L’industrie énergétique, quelle que soit la filière, est avant tout comme son nom l’indique une industrie. Cela signifie qu’elle obéit à des règles assez immuables. L’une de celles-ci est la recherche de la normalisation. Afin de gagner en efficacité, faire des économies d’échelle, réduire les coûts de production comme d’entretien, elle recherche ce que l’on appelle des effets de série. Ils permettent d’amortir plus facilement les investissements de recherche et de développement et en réduisant le nombre de références de pièces facilitent l’entretien et l’apprentissage des équipes. Mais il existe une conséquence, un effet collatéral en quelque sorte de la construction en série, qui n’est pas heureux. Quand une pièce ou un système est défectueux, celui-ci se retrouve installé sur de nombreuses machines et ce qu’on appelle dès lors un aléa générique impacte fortement toute une partie des équipements et du parc existants.

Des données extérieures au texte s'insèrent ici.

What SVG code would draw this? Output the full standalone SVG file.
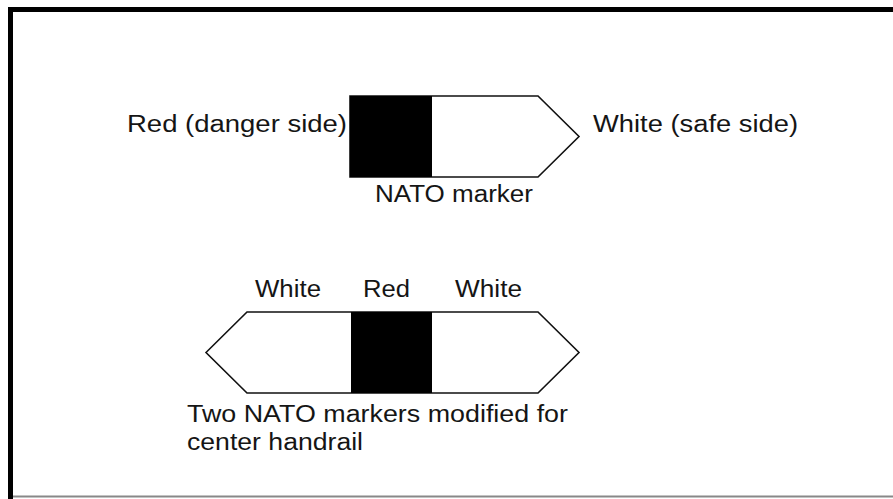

Corrosion sous contrainte de canalisations nucléaires et roulements défectueux de rotors d’éoliennes
C’est ce qui a touché l’an dernier de façon spectaculaire le parc nucléaire français. Un défaut de conception sur l’un des circuits de refroidissement d’urgence de deux séries, les plus récentes (les paliers N4 (1500 MW) et P4 (1300 MW)), des réacteurs en service a contraint à l’arrêt un tiers de la puissance nucléaire du pays pour réparation. Le fameux problème de corrosion sous contrainte. Avec l’effet de série, la moindre erreur a pris une proportion importante bien que finalement assez limitée dans le temps.
A l’époque, certains avaient cru bon de se servir de cette « défaillance » de l’industrie nucléaire française pour expliquer que le secteur était vieillissant, dépassé voire même incompétent. Mais ce qui devait arriver arriva. Ces soucis d’aléas génériques étant intrinsèques à l’industrialisation des process, ce n’était qu’une question de temps pour que des équipements renouvelables soient – eux aussi – affectés. Depuis quelques mois, le constructeur allemand Siemens Energy et sa marque éolienne Siemens Gamesa sont confrontés à des difficultés du même ordre. En cause, un problème sur des roulements et pales de rotor pouvant affecter jusqu’à 30% des 105 GW de puissance de production éolienne installés qui ont été fabriqués par le constructeur.
La descente aux enfers de Siemens Energy
Dès l’annonce de ce problème en juin dernier, l’action de l’entreprise a commencé à dévisser en Bourse malgré les tentatives de la direction du groupe pour rassurer les investisseurs. La semaine dernière, face aux risques financiers que font peser ces problématiques industrielles sur l’entreprise, Siemens Gamesa a même annoncé arrêter la prise de commande pour ses modèles phares, présumés affectés.
Crise financière
Et la situation financière de Siemens Gamesa n’a cessé de se dégrader. Cela a conduit Siemens Energy, sa maison-mère, à annoncer le 26 octobre dernier « des discussions préliminaires avec diverses parties, notamment les banques (…) et le gouvernement fédéral » en vue d’obtenir « un volume croissant de garanties ». L’annonce a entraîné un effondrement de l’action du groupe en Bourse, qui a abandonné jusqu’à 34% en séance.
Siemens Energy dans son ensemble dispose certes d’une trésorerie encore abondante et d’un carnet de commandes proche de 15 milliards d’euros selon ses derniers états financiers publiés en août. Mais les difficultés rencontrées dans l’éolien l’ont contraint à passer 1,6 milliard d’euros de provisions dans ses comptes et surtout à ne plus être capable, sans garanties publiques ou bancaires, d’obtenir des financements pour mener de nouveaux projets de construction de parcs éoliens. Pour surmonter cette difficulté, le groupe demanderait une garantie d’emprunts pour un montant de 15 milliards d’euros à l’Etat fédéral allemand.
Raison garder
Il convient toutefois de ne pas tomber dans le même travers que les anti-nucléaires l’an dernier. Les aléas génériques ont toujours été un corollaire indépassable de l’industrialisation. Ils touchent l’industrie de la même façon, qu’elle soit renouvelable ou nucléaire. Et il est fort probable que l’on découvre le même type de problèmes demain sur d’autres équipements. Ces aléas font partie de la vie industrielle et des progrès technologiques. Il ne faut ni les nier, ni les minimiser, ni en exagérer la signification et les conséquences, notamment pour des raisons idéologiques.